October 28, 1886, was a big day in New York City. President Grover Cleveland was present to dedicate the Statue of Liberty. The 151-foot-tall copper statue was a gift from the people of France, erected on a 154-foot base on an island in New York Harbor.— Joe (@HistorianJoe) October 28, 2020
Frédéric Auguste Bartholdi, the French sculptor designed the mammoth structure while the metal framework was provided by engineer Gustave Eiffel, who is known for the masterpiece Eiffel Tower. The structure was a collaborative effort of the US and France.
A gift from France to US
So why did France gift the Statue of Liberty to America? The gift from the French people that marked the alliance of France and the US during the American Revolution meant a lot more to those who proposed the gift. Edouard de Laboulaye, who was a French political thinker, US Constitution expert proposed the gift to promote freedom and democracy in US as an honour for late President Abraham Lincoln. He also had wished that the same could also help France in being inspired to break free from the clutches of a repressive monarchy.
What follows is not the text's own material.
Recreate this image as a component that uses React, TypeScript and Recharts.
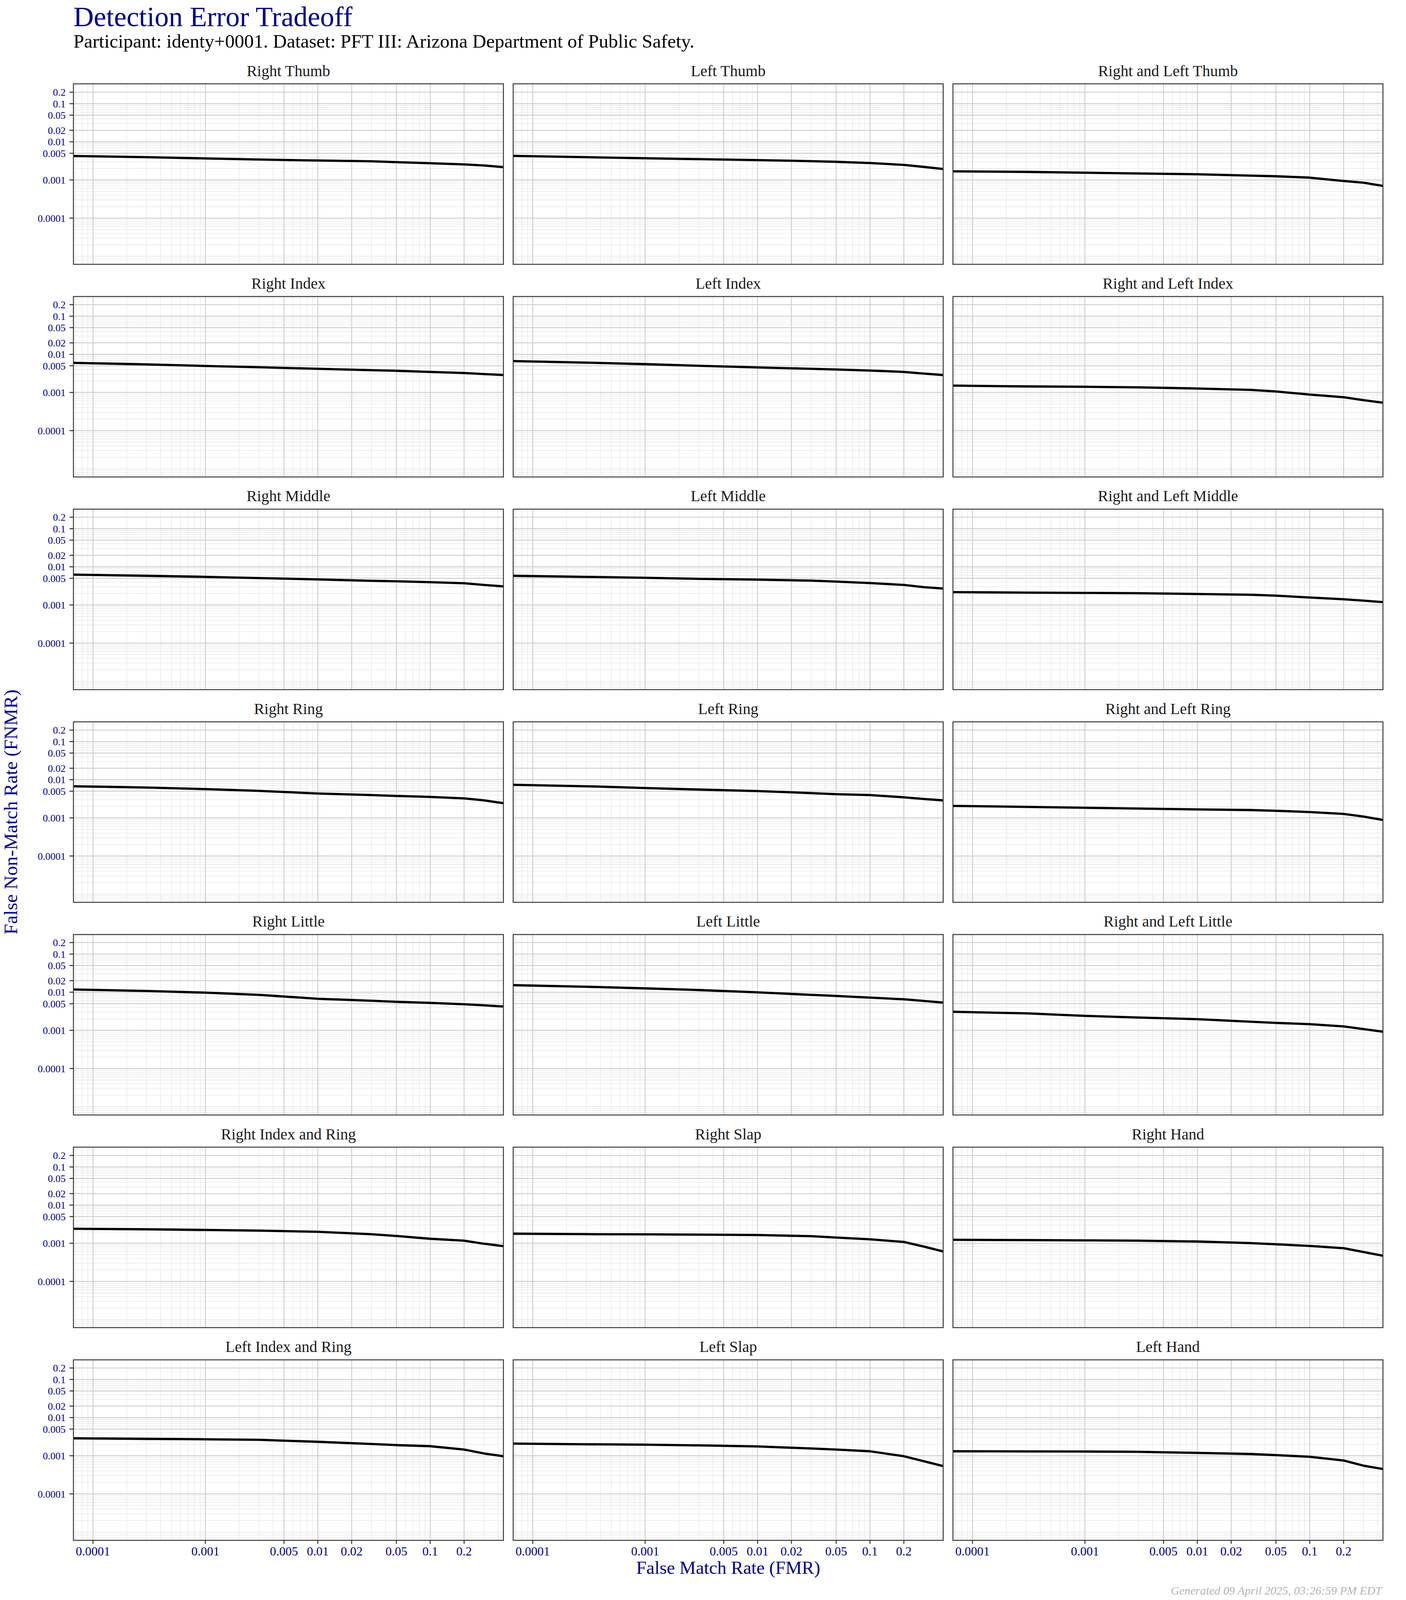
import React from 'react';
import { LineChart, Line, XAxis, YAxis, ReferenceLine } from 'recharts';

// ---------- data ----------
const FMR = [6.7e-5, 3e-4, 1e-3, 3e-3, 0.01, 0.03, 0.05, 0.1, 0.2, 0.3, 0.447];

const RIGHT_THUMB = [0.00425, 0.00395, 0.00367, 0.00343, 0.00323, 0.00309, 0.00293, 0.00274, 0.00256, 0.0024, 0.00217];
const LEFT_THUMB = [0.00428, 0.00395, 0.0037, 0.00351, 0.00332, 0.00311, 0.00299, 0.00278, 0.00248, 0.0022, 0.00194];
const RL_THUMB = [0.00168, 0.00163, 0.00155, 0.00148, 0.00141, 0.0013, 0.00125, 0.00115, 0.00094, 0.00085, 0.0007];
const RIGHT_INDEX = [0.00598, 0.00545, 0.00496, 0.00458, 0.00417, 0.00385, 0.0037, 0.00346, 0.00324, 0.00303, 0.00287];
const LEFT_INDEX = [0.00666, 0.00606, 0.00552, 0.005, 0.00452, 0.00417, 0.004, 0.00375, 0.00346, 0.00313, 0.00287];
const RL_INDEX = [0.00151, 0.00144, 0.00141, 0.00136, 0.00127, 0.00117, 0.00106, 0.00088, 0.00075, 0.00063, 0.00054];
const RIGHT_MIDDLE = [0.00623, 0.00582, 0.00545, 0.00506, 0.00467, 0.00429, 0.00417, 0.00395, 0.0037, 0.00335, 0.00307];
const LEFT_MIDDLE = [0.00582, 0.00545, 0.00516, 0.00483, 0.00461, 0.00435, 0.00409, 0.00375, 0.00335, 0.00293, 0.00269];
const RL_MIDDLE = [0.00217, 0.00211, 0.00207, 0.00203, 0.00194, 0.00185, 0.00175, 0.00157, 0.00141, 0.0013, 0.00119];
const RIGHT_RING = [0.00674, 0.00623, 0.00568, 0.0051, 0.00435, 0.00395, 0.00375, 0.00353, 0.00324, 0.00287, 0.00242];
const LEFT_RING = [0.00736, 0.00674, 0.00606, 0.00552, 0.00503, 0.00446, 0.00417, 0.00395, 0.00346, 0.00313, 0.00287];
const RL_RING = [0.00206, 0.00194, 0.00184, 0.00175, 0.00166, 0.0016, 0.00153, 0.00142, 0.00127, 0.00108, 0.00088];
const RIGHT_LITTLE = [0.0118, 0.0108, 0.00973, 0.00851, 0.00674, 0.00598, 0.0056, 0.00524, 0.00483, 0.00452, 0.00422];
const LEFT_LITTLE = [0.0153, 0.0139, 0.0126, 0.0114, 0.00994, 0.00851, 0.00796, 0.00721, 0.00652, 0.0059, 0.00534];
const RL_LITTLE = [0.00307, 0.00279, 0.0024, 0.00217, 0.00196, 0.00168, 0.00157, 0.00145, 0.00127, 0.00108, 0.00092];
const RIGHT_INDEX_RING = [0.0024, 0.00232, 0.00223, 0.00214, 0.002, 0.00172, 0.00155, 0.00131, 0.00117, 0.00097, 0.00084];
const RIGHT_SLAP = [0.00178, 0.00173, 0.00171, 0.00168, 0.00164, 0.00153, 0.00141, 0.00127, 0.00108, 0.00082, 0.00061];
const RIGHT_HAND = [0.00123, 0.00121, 0.00119, 0.00117, 0.00111, 0.00101, 0.00094, 0.00085, 0.00074, 0.00059, 0.00047];
const LEFT_INDEX_RING = [0.00287, 0.00277, 0.0027, 0.00262, 0.00232, 0.00203, 0.0019, 0.00178, 0.00145, 0.00115, 0.00097];
const LEFT_SLAP = [0.00208, 0.002, 0.00195, 0.00187, 0.00175, 0.00155, 0.00145, 0.00131, 0.00097, 0.00072, 0.000534];
const LEFT_HAND = [0.00131, 0.0013, 0.00129, 0.00127, 0.00119, 0.00111, 0.00104, 0.00094, 0.00075, 0.00055, 0.00045];

const PANEL_TITLES = [
  'Right Thumb', 'Left Thumb', 'Right and Left Thumb',
  'Right Index', 'Left Index', 'Right and Left Index',
  'Right Middle', 'Left Middle', 'Right and Left Middle',
  'Right Ring', 'Left Ring', 'Right and Left Ring',
  'Right Little', 'Left Little', 'Right and Left Little',
  'Right Index and Ring', 'Right Slap', 'Right Hand',
  'Left Index and Ring', 'Left Slap', 'Left Hand',
];
const PANEL_SERIES = [
  RIGHT_THUMB, LEFT_THUMB, RL_THUMB,
  RIGHT_INDEX, LEFT_INDEX, RL_INDEX,
  RIGHT_MIDDLE, LEFT_MIDDLE, RL_MIDDLE,
  RIGHT_RING, LEFT_RING, RL_RING,
  RIGHT_LITTLE, LEFT_LITTLE, RL_LITTLE,
  RIGHT_INDEX_RING, RIGHT_SLAP, RIGHT_HAND,
  LEFT_INDEX_RING, LEFT_SLAP, LEFT_HAND,
];

const X_TICKS = [0.0001, 0.001, 0.005, 0.01, 0.02, 0.05, 0.1, 0.2];
const Y_TICKS = [0.0001, 0.001, 0.005, 0.01, 0.02, 0.05, 0.1, 0.2];
const X_LIMITS = [1e-4, 0.3];
const Y_LIMITS = [1e-5, 0.2];

const TITLE = 'Detection Error Tradeoff';
const SUBTITLE = 'Participant: identy+0001. Dataset: PFT III: Arizona Department of Public Safety.';
const X_TITLE = 'False Match Rate (FMR)';
const Y_TITLE = 'False Non-Match Rate (FNMR)';
const FOOTER = 'Generated 09 April 2025, 03:26:59 PM EDT';

// ---------- layout / style ----------
// The captured picture is only 4096 px tall, so the 4800 px tall layout is
// compressed vertically to fit it (horizontal layout unchanged).
const PAGE_W = 3600;
const PAGE_H = 4096;
const VS = PAGE_H / 4800;

const FONT = "'Liberation Serif', 'DejaVu Serif', serif";
const NAVY = '#00008B';
const COL_X = [188, 1314, 2440];
const ROW_Y0 = 251.5 * VS;
const ROW_STEP = 638 * VS;
const PANEL_W = 1101;
const PANEL_H = Math.round(541 * VS);
const Y_AXIS_W = 188;
const X_AXIS_H = 70;

function expandLog(lim: number[]) {
  const la = Math.log10(lim[0]);
  const lb = Math.log10(lim[1]);
  const e = 0.05 * (lb - la);
  return [Math.pow(10, la - e), Math.pow(10, lb + e)];
}
const X_DOMAIN = expandLog(X_LIMITS);
const Y_DOMAIN = expandLog(Y_LIMITS);

function minorValues(domain: number[], majors: number[]) {
  const out: number[] = [];
  for (let k = -7; k <= 0; k++) {
    for (let n = 1; n <= 9; n++) {
      const v = Number((n * Math.pow(10, k)).toPrecision(3));
      if (v >= domain[0] && v <= domain[1] && !majors.some((m) => Math.abs(m - v) / v < 1e-6)) out.push(v);
    }
  }
  return out;
}
const X_MINOR = minorValues(X_DOMAIN, X_TICKS);
const Y_MINOR = minorValues(Y_DOMAIN, Y_TICKS);

const fmt = (v: number) => String(v);

function Panel({ index }: { index: number }) {
  const row = Math.floor(index / 3);
  const col = index % 3;
  const showY = col === 0;
  const showX = row === 6;
  const values = PANEL_SERIES[index];
  const data = FMR.map((f, i) => ({ fmr: f, fnmr: values[i] }));
  const left = COL_X[col] - (showY ? Y_AXIS_W : 0);
  const top = ROW_Y0 + ROW_STEP * row;
  const width = PANEL_W + (showY ? Y_AXIS_W : 0);
  const height = PANEL_H + (showX ? X_AXIS_H : 0);
  return (
    <div style={{ position: 'absolute', left, top, width, height }}>
      <LineChart width={width} height={height} data={data} margin={{ top: 0, right: 0, bottom: 0, left: 0 }}>
        <XAxis
          dataKey="fmr"
          type="number"
          scale="log"
          domain={X_DOMAIN}
          allowDataOverflow
          ticks={X_TICKS}
          tickFormatter={fmt}
          hide={!showX}
          height={X_AXIS_H}
          axisLine={false}
          tickLine={{ stroke: '#333333', strokeWidth: 2.5 }}
          tickSize={9}
          tickMargin={7}
          interval={0}
          tick={{ fill: NAVY, fontSize: 32, fontFamily: FONT }}
        />
        <YAxis
          dataKey="fnmr"
          type="number"
          scale="log"
          domain={Y_DOMAIN}
          allowDataOverflow
          ticks={Y_TICKS}
          tickFormatter={fmt}
          hide={!showY}
          width={Y_AXIS_W}
          axisLine={false}
          tickLine={{ stroke: '#333333', strokeWidth: 2.5 }}
          tickSize={10}
          tickMargin={10}
          interval={0}
          tick={{ fill: NAVY, fontSize: 26, fontFamily: FONT }}
        />
        {X_MINOR.map((v) => (
          <ReferenceLine key={'xm' + v} x={v} stroke="#e6e6e6" strokeWidth={1.3} ifOverflow="discard" />
        ))}
        {Y_MINOR.map((v) => (
          <ReferenceLine key={'ym' + v} y={v} stroke="#e6e6e6" strokeWidth={1.3} ifOverflow="discard" />
        ))}
        {X_TICKS.map((v) => (
          <ReferenceLine key={'xM' + v} x={v} stroke="#cccccc" strokeWidth={2.2} ifOverflow="discard" />
        ))}
        {Y_TICKS.map((v) => (
          <ReferenceLine key={'yM' + v} y={v} stroke="#cccccc" strokeWidth={2.2} ifOverflow="discard" />
        ))}
        <Line
          dataKey="fnmr"
          type="linear"
          stroke="#000000"
          strokeWidth={5.8}
          dot={false}
          activeDot={false}
          isAnimationActive={false}
          strokeLinejoin="round"
        />
      </LineChart>
    </div>
  );
}

export default function App() {
  const panels = PANEL_TITLES.map((_, i) => i);
  const plotBottom = ROW_Y0 + ROW_STEP * 6 + PANEL_H;
  const plotMidY = (ROW_Y0 + plotBottom) / 2;
  const plotMidX = (COL_X[0] + COL_X[2] + PANEL_W) / 2;
  return (
    <div
      style={{
        position: 'relative',
        marginLeft: -8,
        marginTop: -8,
        width: PAGE_W,
        height: PAGE_H,
        background: '#ffffff',
        overflow: 'hidden',
      }}
    >
      {panels.map((i) => (
        <Panel key={i} index={i} />
      ))}
      <svg
        width={PAGE_W}
        height={PAGE_H}
        style={{ position: 'absolute', left: 0, top: 0, pointerEvents: 'none' }}
        fontFamily={FONT}
      >
        {panels.map((i) => {
          const row = Math.floor(i / 3);
          const col = i % 3;
          const x = COL_X[col];
          const y = ROW_Y0 + ROW_STEP * row;
          return (
            <g key={i}>
              <rect x={x} y={y} width={PANEL_W} height={PANEL_H} fill="none" stroke="#333333" strokeWidth={2.4} />
              <text x={x + PANEL_W / 2} y={y - 20} textAnchor="middle" fontSize={40} fill="#1a1a1a">
                {PANEL_TITLES[i]}
              </text>
            </g>
          );
        })}
        <text x={188} y={67} fontSize={72} fill={NAVY}>{TITLE}</text>
        <text x={188} y={122} fontSize={49} fill="#000000">{SUBTITLE}</text>
        <text x={plotMidX} y={plotBottom + 86} fontSize={47} fill={NAVY} textAnchor="middle">{X_TITLE}</text>
        <text
          x={44}
          y={plotMidY}
          fontSize={49}
          fill={NAVY}
          textAnchor="middle"
          transform={`rotate(-90 44 ${plotMidY})`}
        >
          {Y_TITLE}
        </text>
        <text x={3538} y={PAGE_H - 14} fontSize={30} fill="#b3b3b3" fontStyle="italic" textAnchor="end">{FOOTER}</text>
      </svg>
    </div>
  );
}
The statue saw a lot of roadblocks before its completion and the project was stalled over lack of funding. Bartholdi had created the head and the torch-bearing arm earlier and the parts were exhibited at international arenas to get financial help. The pedestal which was built in US, also had to be built only after several fundraising events.
After completion, the parts were packed into crates and taken by ships and finally assembled on the completed pedestal on what is now known as Liberty Island.
The statue has constantly been a huge attraction for tourists and has been a silent spectator to the prosperity and growth that the US has seen since the revolution.